GOAL:
From the first line of the listing below, retype each line up to and including the one with "from matplotlib.path import Path"; pictures stay out.

GIVEN DATA:
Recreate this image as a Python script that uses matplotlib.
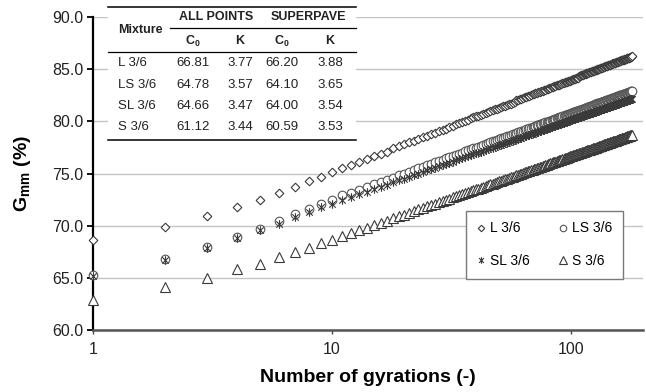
import matplotlib
matplotlib.use('Agg')
import matplotlib.pyplot as plt
from matplotlib.lines import Line2D
from matplotlib.patches import Rectangle
from matplotlib.path import Path

plt.rcParams['font.family'] = ['Liberation Sans', 'DejaVu Sans']
plt.rcParams['mathtext.fontset'] = 'custom'
plt.rcParams['mathtext.rm'] = 'Liberation Sans'
plt.rcParams['mathtext.bf'] = 'Liberation Sans:bold'
plt.rcParams['mathtext.it'] = 'Liberation Sans:italic'

# ---------------- data ----------------
gyrations = list(range(1, 181))

L36 = [68.6, 69.9, 70.9, 71.8, 72.5, 73.1, 73.7, 74.3, 74.7, 75.1, 75.5,
       75.8, 76.1, 76.4, 76.7, 76.9, 77.1, 77.4, 77.6, 77.8,
       78.0, 78.1, 78.3, 78.5, 78.6, 78.8, 78.9, 79.1, 79.2, 79.3,
       79.5, 79.6, 79.7, 79.8, 79.9, 80.0, 80.1, 80.3, 80.4, 80.5,
       80.5, 80.6, 80.7, 80.8, 80.9, 81.0, 81.1, 81.2, 81.2, 81.3,
       81.4, 81.5, 81.5, 81.6, 81.7, 81.7, 81.8, 81.9, 82.0, 82.0,
       82.1, 82.1, 82.2, 82.3, 82.3, 82.4, 82.4, 82.5, 82.6, 82.6,
       82.7, 82.7, 82.8, 82.8, 82.9, 82.9, 83.0, 83.0, 83.1, 83.1,
       83.2, 83.2, 83.3, 83.3, 83.4, 83.4, 83.5, 83.5, 83.5, 83.6,
       83.6, 83.7, 83.7, 83.8, 83.8, 83.8, 83.9, 83.9, 83.9, 84.0,
       84.0, 84.1, 84.1, 84.1, 84.2, 84.2, 84.2, 84.3, 84.3, 84.4,
       84.4, 84.4, 84.5, 84.5, 84.5, 84.6, 84.6, 84.6, 84.7, 84.7,
       84.7, 84.8, 84.8, 84.8, 84.8, 84.9, 84.9, 84.9, 85.0, 85.0,
       85.0, 85.1, 85.1, 85.1, 85.1, 85.2, 85.2, 85.2, 85.3, 85.3,
       85.3, 85.3, 85.4, 85.4, 85.4, 85.4, 85.5, 85.5, 85.5, 85.6,
       85.6, 85.6, 85.6, 85.7, 85.7, 85.7, 85.7, 85.8, 85.8, 85.8,
       85.8, 85.9, 85.9, 85.9, 85.9, 85.9, 86.0, 86.0, 86.0, 86.0,
       86.1, 86.1, 86.1, 86.1, 86.1, 86.2, 86.2, 86.2, 86.2, 86.3]

LS36 = [65.3, 66.8, 67.95, 68.9, 69.7, 70.4, 71.1, 71.6, 72.1, 72.5, 72.9,
        73.16, 73.44, 73.71, 73.96, 74.19, 74.41, 74.61, 74.81, 75.00,
        75.17, 75.34, 75.50, 75.65, 75.80, 75.94, 76.08, 76.20, 76.33, 76.45,
        76.57, 76.69, 76.80, 76.90, 77.01, 77.11, 77.21, 77.31, 77.40, 77.49,
        77.58, 77.67, 77.75, 77.83, 77.91, 77.99, 78.07, 78.15, 78.22, 78.29,
        78.36, 78.43, 78.50, 78.57, 78.63, 78.70, 78.76, 78.83, 78.89, 78.95,
        79.01, 79.07, 79.12, 79.18, 79.24, 79.29, 79.35, 79.40, 79.45, 79.50,
        79.56, 79.61, 79.65, 79.70, 79.75, 79.80, 79.85, 79.89, 79.94, 79.98,
        80.03, 80.07, 80.12, 80.16, 80.20, 80.24, 80.29, 80.33, 80.37, 80.41,
        80.45, 80.49, 80.53, 80.56, 80.60, 80.64, 80.68, 80.72, 80.75, 80.79,
        80.82, 80.86, 80.90, 80.93, 80.96, 81.00, 81.03, 81.06, 81.10, 81.13,
        81.17, 81.19, 81.23, 81.26, 81.29, 81.32, 81.35, 81.39, 81.41, 81.44,
        81.47, 81.50, 81.53, 81.56, 81.59, 81.62, 81.65, 81.68, 81.71, 81.73,
        81.76, 81.79, 81.81, 81.84, 81.87, 81.90, 81.92, 81.95, 81.97, 82.00,
        82.03, 82.05, 82.08, 82.10, 82.13, 82.15, 82.17, 82.20, 82.22, 82.25,
        82.27, 82.30, 82.32, 82.34, 82.36, 82.39, 82.41, 82.44, 82.46, 82.48,
        82.50, 82.53, 82.55, 82.57, 82.59, 82.61, 82.63, 82.66, 82.68, 82.70,
        82.72, 82.74, 82.76, 82.78, 82.80, 82.82, 82.84, 82.86, 82.88, 82.90]

SL36 = [65.2, 66.7, 67.9, 68.8, 69.55, 70.2, 70.8, 71.3, 71.8, 72.1, 72.45,
        72.73, 73.01, 73.27, 73.51, 73.74, 73.94, 74.14, 74.33, 74.51,
        74.68, 74.84, 75.00, 75.15, 75.29, 75.42, 75.56, 75.68, 75.80, 75.92,
        76.04, 76.15, 76.26, 76.36, 76.46, 76.56, 76.65, 76.75, 76.84, 76.92,
        77.01, 77.09, 77.17, 77.25, 77.33, 77.41, 77.48, 77.56, 77.63, 77.70,
        77.77, 77.84, 77.90, 77.97, 78.03, 78.09, 78.16, 78.21, 78.28, 78.33,
        78.39, 78.45, 78.50, 78.56, 78.61, 78.67, 78.72, 78.77, 78.82, 78.87,
        78.92, 78.97, 79.01, 79.06, 79.11, 79.16, 79.20, 79.25, 79.29, 79.34,
        79.38, 79.42, 79.46, 79.51, 79.55, 79.59, 79.63, 79.67, 79.71, 79.75,
        79.78, 79.82, 79.86, 79.90, 79.93, 79.97, 80.01, 80.04, 80.08, 80.11,
        80.15, 80.18, 80.22, 80.25, 80.28, 80.31, 80.35, 80.38, 80.41, 80.44,
        80.48, 80.50, 80.54, 80.57, 80.60, 80.63, 80.66, 80.69, 80.72, 80.74,
        80.78, 80.80, 80.83, 80.86, 80.89, 80.92, 80.94, 80.97, 81.00, 81.03,
        81.05, 81.08, 81.10, 81.13, 81.16, 81.18, 81.21, 81.23, 81.26, 81.28,
        81.31, 81.33, 81.36, 81.38, 81.41, 81.43, 81.45, 81.48, 81.50, 81.52,
        81.55, 81.57, 81.59, 81.61, 81.64, 81.66, 81.68, 81.71, 81.73, 81.75,
        81.77, 81.79, 81.81, 81.83, 81.85, 81.88, 81.90, 81.92, 81.94, 81.96,
        81.98, 82.00, 82.02, 82.04, 82.06, 82.08, 82.10, 82.12, 82.14, 82.16]

S36 = [62.9, 64.1, 65.0, 65.8, 66.35, 67.0, 67.45, 67.9, 68.3, 68.65, 69.0,
       69.28, 69.56, 69.82, 70.06, 70.29, 70.49, 70.69, 70.88, 71.06,
       71.23, 71.39, 71.55, 71.70, 71.84, 71.97, 72.11, 72.23, 72.35, 72.47,
       72.59, 72.70, 72.81, 72.91, 73.01, 73.11, 73.20, 73.30, 73.39, 73.47,
       73.56, 73.64, 73.72, 73.80, 73.88, 73.96, 74.03, 74.11, 74.18, 74.25,
       74.32, 74.39, 74.45, 74.52, 74.58, 74.64, 74.71, 74.76, 74.83, 74.88,
       74.94, 75.00, 75.05, 75.11, 75.16, 75.22, 75.27, 75.32, 75.37, 75.42,
       75.47, 75.52, 75.56, 75.61, 75.66, 75.71, 75.75, 75.80, 75.84, 75.89,
       75.93, 75.97, 76.01, 76.06, 76.10, 76.14, 76.18, 76.22, 76.26, 76.30,
       76.33, 76.37, 76.41, 76.45, 76.48, 76.52, 76.56, 76.59, 76.63, 76.66,
       76.70, 76.73, 76.77, 76.80, 76.83, 76.86, 76.90, 76.93, 76.96, 76.99,
       77.03, 77.05, 77.09, 77.12, 77.15, 77.18, 77.21, 77.24, 77.27, 77.29,
       77.33, 77.35, 77.38, 77.41, 77.44, 77.47, 77.49, 77.52, 77.55, 77.58,
       77.60, 77.63, 77.65, 77.68, 77.71, 77.73, 77.76, 77.78, 77.81, 77.83,
       77.86, 77.88, 77.91, 77.93, 77.96, 77.98, 78.00, 78.03, 78.05, 78.07,
       78.10, 78.12, 78.14, 78.16, 78.19, 78.21, 78.23, 78.26, 78.28, 78.30,
       78.32, 78.34, 78.36, 78.38, 78.40, 78.43, 78.45, 78.47, 78.49, 78.51,
       78.53, 78.55, 78.57, 78.59, 78.61, 78.63, 78.65, 78.67, 78.69, 78.71]

series_names = ['L 3/6', 'LS 3/6', 'SL 3/6', 'S 3/6']

# table contents
mixtures = ['L 3/6', 'LS 3/6', 'SL 3/6', 'S 3/6']
c0_all = ['66.81', '64.78', '64.66', '61.12']
k_all = ['3.77', '3.57', '3.47', '3.44']
c0_sp = ['66.20', '64.10', '64.00', '60.59']
k_sp = ['3.88', '3.65', '3.54', '3.53']

x_ticks = [1, 10, 100]
x_ticklabels = ['1', '10', '100']
y_ticks = [60, 65, 70, 75, 80, 85, 90]

# ---------------- figure ----------------
W, H = 646, 392
fig = plt.figure(figsize=(W / 100, H / 100), dpi=100)
fig.patch.set_facecolor('white')


def fx(px):
    return px / W


def fy(py):
    return 1 - py / H


ax = fig.add_axes([fx(93), fy(330), (643 - 93) / W, (330 - 17) / H])
ax.set_xscale('log')
ax.set_xlim(1, 200)
ax.set_ylim(60, 90)

ax.yaxis.grid(True, color='#c4c4c4', linewidth=1.0)
ax.set_axisbelow(True)

# asterisk marker (x with vertical bar)
ast = Path([(0, -1), (0, 1), (-0.75, -0.75), (0.75, 0.75), (-0.75, 0.75), (0.75, -0.75)],
           [Path.MOVETO, Path.LINETO, Path.MOVETO, Path.LINETO, Path.MOVETO, Path.LINETO])

ec = '#3a3a3a'
styles = [
    dict(marker=(4, 0, 0), ms=6.2, mfc='white', mec=ec),
    dict(marker='o', ms=6.2, mfc='white', mec='#555555'),
    dict(marker=ast, ms=6.2, mfc='none', mec=ec),
    dict(marker='^', ms=6.8, mfc='white', mec=ec),
]
handles = []
for vals, name, st in zip([L36, LS36, SL36, S36], series_names, styles):
    h, = ax.plot(gyrations, vals, linestyle='none', mew=0.8, label=name,
                 clip_on=False, zorder=3, **st)
    handles.append(h)

ax.set_xticks(x_ticks)
ax.set_xticklabels(x_ticklabels)
ax.xaxis.set_minor_locator(matplotlib.ticker.NullLocator())
ax.set_yticks(y_ticks)
ax.set_yticklabels(['%.1f' % v for v in y_ticks])
ax.tick_params(axis='both', labelsize=11.5, colors='#222222', labelcolor='#222222')
ax.tick_params(axis='y', direction='out', length=4, width=1.3, color='black', pad=3)
ax.tick_params(axis='x', direction='out', length=3, width=1.0, color='#444444', pad=6)

for s in ['top', 'right']:
    ax.spines[s].set_visible(False)
ax.spines['left'].set_color('black')
ax.spines['left'].set_linewidth(1.6)
ax.spines['bottom'].set_color('#555555')
ax.spines['bottom'].set_linewidth(1.8)

ax.set_xlabel('Number of gyrations (-)', fontsize=14, fontweight='bold', labelpad=8)
ax.set_ylabel(r'G$_{\mathbf{mm}}$ (%)', fontsize=14, fontweight='bold', labelpad=14)

# legend (row-wise order: L, LS / SL, S)
order = [0, 2, 1, 3]
leg = ax.legend(handles=[handles[i] for i in order],
                labels=[series_names[i] for i in order], ncol=2,
                loc='upper left', mode='expand',
                bbox_to_anchor=(fx(466), fy(275), (623 - 466) / W, (275 - 211) / H),
                bbox_transform=fig.transFigure, borderaxespad=0,
                fontsize=10, frameon=True, fancybox=False, framealpha=1,
                edgecolor='#7a7a7a', handlelength=0.7, handletextpad=0.3,
                labelspacing=1.35, borderpad=0.75, markerscale=0.75, columnspacing=1.0)
leg.get_frame().set_linewidth(1.0)

# ---------------- table ----------------
tl, tr = 108, 356
fig.add_artist(Rectangle((fx(tl), fy(140)), (tr - tl) / W, (140 - 7) / H,
                         transform=fig.transFigure, facecolor='white',
                         edgecolor='none', zorder=5))
for (x0, x1, yy, lw) in [(tl, tr, 7, 1.1), (170, tr, 28, 0.9), (tl, tr, 52, 0.9), (tl, tr, 139.5, 1.1)]:
    fig.add_artist(Line2D([fx(x0), fx(x1)], [fy(yy), fy(yy)], transform=fig.transFigure,
                          color='black', linewidth=lw, zorder=6))

tkw = dict(transform=fig.transFigure, zorder=7, color='#222222')
fig.text(fx(118), fy(30), 'Mixture', ha='left', va='center', fontsize=9, fontweight='bold', **tkw)
fig.text(fx(216), fy(17), 'ALL POINTS', ha='center', va='center', fontsize=9, fontweight='bold', **tkw)
fig.text(fx(308), fy(17), 'SUPERPAVE', ha='center', va='center', fontsize=9, fontweight='bold', **tkw)
col_x = [193, 240, 282, 330]
hdrs = [r'$\mathbf{C_0}$', 'K', r'$\mathbf{C_0}$', 'K']
for cx, hd in zip(col_x, hdrs):
    fig.text(fx(cx), fy(41), hd, ha='center', va='center', fontsize=9, fontweight='bold', **tkw)
row_y = [63.5, 85, 106, 127.5]
for i, ry in enumerate(row_y):
    fig.text(fx(118), fy(ry), mixtures[i], ha='left', va='center', fontsize=9.5, **tkw)
    for cx, col in zip(col_x, [c0_all, k_all, c0_sp, k_sp]):
        fig.text(fx(cx), fy(ry), col[i], ha='center', va='center', fontsize=9.5, **tkw)

fig.savefig('out.png', dpi=100)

TASK OUTPUT:
Recreate this image as a Python script that uses matplotlib.
import matplotlib
matplotlib.use('Agg')
import matplotlib.pyplot as plt
from matplotlib.lines import Line2D
from matplotlib.patches import Rectangle
from matplotlib.path import Path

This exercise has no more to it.